* Begin PROVIDED RECORDS *
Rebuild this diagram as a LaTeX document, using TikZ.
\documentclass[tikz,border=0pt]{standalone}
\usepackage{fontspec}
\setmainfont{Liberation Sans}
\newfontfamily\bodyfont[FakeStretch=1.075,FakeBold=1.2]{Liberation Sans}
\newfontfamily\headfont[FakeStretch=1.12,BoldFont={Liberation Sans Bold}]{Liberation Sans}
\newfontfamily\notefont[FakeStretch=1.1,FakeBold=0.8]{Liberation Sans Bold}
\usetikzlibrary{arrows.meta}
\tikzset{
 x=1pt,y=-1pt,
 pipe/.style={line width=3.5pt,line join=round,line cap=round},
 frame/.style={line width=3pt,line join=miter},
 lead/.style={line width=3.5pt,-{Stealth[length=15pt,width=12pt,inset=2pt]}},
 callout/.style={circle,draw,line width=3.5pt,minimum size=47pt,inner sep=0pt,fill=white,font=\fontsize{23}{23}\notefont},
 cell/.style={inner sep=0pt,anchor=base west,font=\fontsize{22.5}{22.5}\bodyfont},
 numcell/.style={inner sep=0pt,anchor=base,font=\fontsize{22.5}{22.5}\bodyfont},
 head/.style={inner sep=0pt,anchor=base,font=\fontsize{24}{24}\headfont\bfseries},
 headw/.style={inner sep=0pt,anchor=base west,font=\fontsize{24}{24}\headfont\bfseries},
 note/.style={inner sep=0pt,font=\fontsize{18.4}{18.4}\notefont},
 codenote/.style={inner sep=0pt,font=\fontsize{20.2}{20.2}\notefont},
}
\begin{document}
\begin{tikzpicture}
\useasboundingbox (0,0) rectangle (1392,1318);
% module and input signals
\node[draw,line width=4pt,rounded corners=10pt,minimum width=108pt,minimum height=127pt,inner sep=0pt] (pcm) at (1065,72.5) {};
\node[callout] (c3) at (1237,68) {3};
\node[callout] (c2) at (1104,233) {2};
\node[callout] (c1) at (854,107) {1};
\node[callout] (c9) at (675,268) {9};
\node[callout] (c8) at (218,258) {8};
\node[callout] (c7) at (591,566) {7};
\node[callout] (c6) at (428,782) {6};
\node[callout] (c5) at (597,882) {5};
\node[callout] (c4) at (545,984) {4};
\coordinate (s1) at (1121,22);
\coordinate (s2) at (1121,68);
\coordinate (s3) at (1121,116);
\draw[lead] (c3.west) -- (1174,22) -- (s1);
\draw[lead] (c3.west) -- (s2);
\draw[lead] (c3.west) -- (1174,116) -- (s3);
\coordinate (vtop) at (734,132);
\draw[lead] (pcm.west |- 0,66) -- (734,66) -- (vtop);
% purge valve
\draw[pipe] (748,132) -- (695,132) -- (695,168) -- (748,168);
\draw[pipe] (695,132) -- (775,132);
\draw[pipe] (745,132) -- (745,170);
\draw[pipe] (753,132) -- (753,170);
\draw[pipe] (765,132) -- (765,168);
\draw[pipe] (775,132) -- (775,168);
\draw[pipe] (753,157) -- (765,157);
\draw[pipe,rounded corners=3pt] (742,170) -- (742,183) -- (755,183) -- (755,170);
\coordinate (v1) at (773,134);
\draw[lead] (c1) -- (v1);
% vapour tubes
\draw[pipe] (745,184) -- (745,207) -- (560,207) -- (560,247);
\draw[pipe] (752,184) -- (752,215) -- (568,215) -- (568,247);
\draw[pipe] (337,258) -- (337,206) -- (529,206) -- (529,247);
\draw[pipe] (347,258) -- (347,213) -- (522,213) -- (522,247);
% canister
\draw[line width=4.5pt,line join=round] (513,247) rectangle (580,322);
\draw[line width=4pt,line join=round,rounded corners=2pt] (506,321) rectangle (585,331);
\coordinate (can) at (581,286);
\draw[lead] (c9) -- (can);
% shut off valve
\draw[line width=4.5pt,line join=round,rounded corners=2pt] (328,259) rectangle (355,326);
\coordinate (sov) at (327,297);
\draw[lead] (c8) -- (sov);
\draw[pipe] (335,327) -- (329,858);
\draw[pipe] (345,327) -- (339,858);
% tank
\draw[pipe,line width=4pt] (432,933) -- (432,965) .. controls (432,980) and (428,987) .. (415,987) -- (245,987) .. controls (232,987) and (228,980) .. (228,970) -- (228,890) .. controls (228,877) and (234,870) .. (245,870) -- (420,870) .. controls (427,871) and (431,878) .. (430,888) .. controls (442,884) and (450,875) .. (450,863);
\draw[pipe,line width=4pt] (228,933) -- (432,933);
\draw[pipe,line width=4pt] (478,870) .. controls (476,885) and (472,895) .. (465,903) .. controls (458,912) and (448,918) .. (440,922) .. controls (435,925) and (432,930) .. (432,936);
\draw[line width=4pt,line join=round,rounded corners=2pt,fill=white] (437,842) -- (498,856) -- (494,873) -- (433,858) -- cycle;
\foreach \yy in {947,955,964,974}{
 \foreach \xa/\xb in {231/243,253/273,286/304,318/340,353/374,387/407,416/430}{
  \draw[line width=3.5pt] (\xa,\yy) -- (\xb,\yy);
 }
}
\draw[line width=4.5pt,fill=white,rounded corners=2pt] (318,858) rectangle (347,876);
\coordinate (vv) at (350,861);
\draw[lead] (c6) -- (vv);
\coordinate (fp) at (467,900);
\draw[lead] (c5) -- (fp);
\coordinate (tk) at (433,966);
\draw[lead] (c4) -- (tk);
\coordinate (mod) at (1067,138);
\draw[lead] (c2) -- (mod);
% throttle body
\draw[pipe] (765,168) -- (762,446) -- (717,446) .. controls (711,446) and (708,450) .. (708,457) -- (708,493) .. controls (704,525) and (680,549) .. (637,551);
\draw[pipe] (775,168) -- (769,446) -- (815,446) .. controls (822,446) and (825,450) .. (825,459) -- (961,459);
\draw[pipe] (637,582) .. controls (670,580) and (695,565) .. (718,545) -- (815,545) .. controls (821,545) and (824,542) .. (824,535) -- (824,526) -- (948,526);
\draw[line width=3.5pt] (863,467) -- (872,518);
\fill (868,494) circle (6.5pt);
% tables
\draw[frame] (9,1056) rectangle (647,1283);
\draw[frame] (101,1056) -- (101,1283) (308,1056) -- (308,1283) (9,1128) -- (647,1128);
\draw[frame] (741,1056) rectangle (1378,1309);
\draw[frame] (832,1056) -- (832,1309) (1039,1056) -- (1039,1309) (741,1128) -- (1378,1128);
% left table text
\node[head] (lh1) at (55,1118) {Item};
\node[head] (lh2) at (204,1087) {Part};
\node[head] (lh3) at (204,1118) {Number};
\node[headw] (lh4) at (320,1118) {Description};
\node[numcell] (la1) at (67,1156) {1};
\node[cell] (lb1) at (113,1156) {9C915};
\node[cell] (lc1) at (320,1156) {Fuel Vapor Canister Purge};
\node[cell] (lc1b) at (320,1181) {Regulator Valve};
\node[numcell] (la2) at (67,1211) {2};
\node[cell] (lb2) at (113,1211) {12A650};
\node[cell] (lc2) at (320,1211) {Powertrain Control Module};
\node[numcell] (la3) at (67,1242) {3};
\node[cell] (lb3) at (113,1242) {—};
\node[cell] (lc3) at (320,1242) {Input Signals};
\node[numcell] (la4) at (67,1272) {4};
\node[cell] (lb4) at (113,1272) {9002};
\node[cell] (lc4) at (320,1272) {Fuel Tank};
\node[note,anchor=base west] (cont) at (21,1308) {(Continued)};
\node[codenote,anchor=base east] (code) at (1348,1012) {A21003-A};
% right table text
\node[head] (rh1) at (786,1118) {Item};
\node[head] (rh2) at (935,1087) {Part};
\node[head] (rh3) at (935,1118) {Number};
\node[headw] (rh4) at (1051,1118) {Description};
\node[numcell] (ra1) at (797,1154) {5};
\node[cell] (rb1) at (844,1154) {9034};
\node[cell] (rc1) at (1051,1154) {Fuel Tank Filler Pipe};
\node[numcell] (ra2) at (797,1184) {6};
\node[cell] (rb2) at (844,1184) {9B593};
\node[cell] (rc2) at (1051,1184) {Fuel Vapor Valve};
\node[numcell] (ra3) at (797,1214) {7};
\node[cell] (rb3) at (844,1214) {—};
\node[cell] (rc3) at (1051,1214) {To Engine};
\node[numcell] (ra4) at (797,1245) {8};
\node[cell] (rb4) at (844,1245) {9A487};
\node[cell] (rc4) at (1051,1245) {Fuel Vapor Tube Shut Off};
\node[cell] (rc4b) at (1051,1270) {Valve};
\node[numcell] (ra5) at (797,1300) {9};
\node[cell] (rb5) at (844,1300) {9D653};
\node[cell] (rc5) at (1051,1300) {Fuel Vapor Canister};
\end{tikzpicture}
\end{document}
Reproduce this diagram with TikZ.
* End PROVIDED RECORDS *
**PROBLEM TO WORK ON**
Look through the material above. Copy each line where the word "diagram" appears.

**FINISHED TASK**
Rebuild this diagram as a LaTeX document, using TikZ.
Reproduce this diagram with TikZ.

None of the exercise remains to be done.